Both Amerman and Thompson hope that the series is particularly important for Indigenous youth all across Turtle Island, in seeing representation of Native people on screen, and in mainstream pop culture.
“Echo” is an antihero providing long overdue representation in the Marvel world for Indigenous people. Amerman hopes the series sparks meaningful conversation.
“My hope is that when they see that design, more questions come up, especially for our Native youth,” Amerman said. “I want them to inquire, I want them to ponder and ask their elders about the design used in ‘Echo.’”
Questions about working on the show “Echo” will likely follow Amerman into the classroom, as he teaches a class on ethnogeology at Whitman College in Walla Walla, Washington, this term.
Amerman returns to the college, where he went to school graduating in the class of 1981, as the O’Donnell Visiting Educator in Global Studies for Spring 2024. In years past, visiting educators have always been from another country, according to Amerman. This time around, another professor nominated Amerman, in recognition of the sovereignty of Choctaw and other Native nations.
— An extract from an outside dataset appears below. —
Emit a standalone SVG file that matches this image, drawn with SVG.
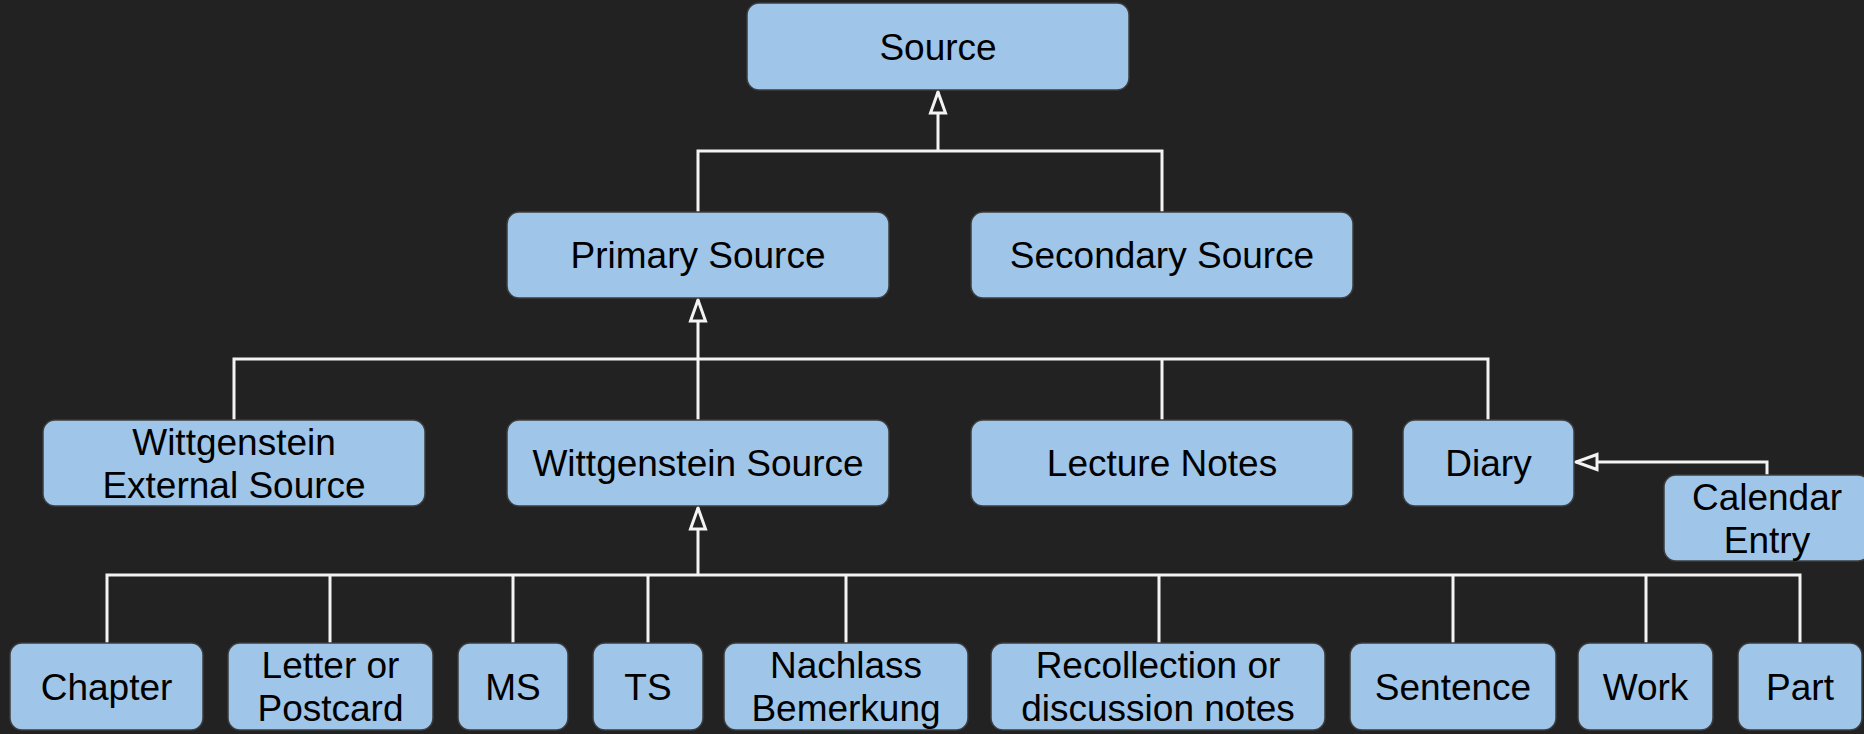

“I think it’s really cool that [Whitman] is starting to have this mindset of recognizing tribal nations as sovereign nations and including that in the work they do at the college,” said Jeanine Gordon, special assistant to the president for Native American outreach at Whitman College.
Gordon, Cayuse, Walla Walla, Nez Perce, Chippewa and Cree, started her current role in April 2023, with the creation of the position. Her job is to ensure that the college follows through on the responsibilities outlined in the memorandum of agreement with the Confederated Tribes of the Umatilla Indian Reservation, adopted in 2022.
In forming the Whitman College Native American Outreach Department, the college has worked to build a strong relationship with the Confederated Tribes of the Umatilla Indian Reservation, and hopes to continue building partnerships with other Pacific Northwest Native nations, according to Gordon.
In his unique semester-long ethnogeology course, Amerman will weave Western science and Indigenous knowledge. The course will focus on history and ethnogeology, the study of how geological features are understood by Indigenous people.
There’s a version Western science uses to explain how the geology of areas like the Cascades in the Columbia River plateau were formed tectonically, Amerman explained.
“But our own people have a way to explain through our oral traditions,” Amerman said. “The thing about our legend time stories is that they have an anchor in something that really happened in the Pacific Northwest.”
Amerman hopes that students will walk away from his class with a great understanding of the region and the importance of looking to Indigenous knowledge when learning about the geology and significance of a landscape.
“Ethnogeolgy is much more holistic,” Amerman said. “You can’t talk about the soil and geology without talking about the plants and the humans.”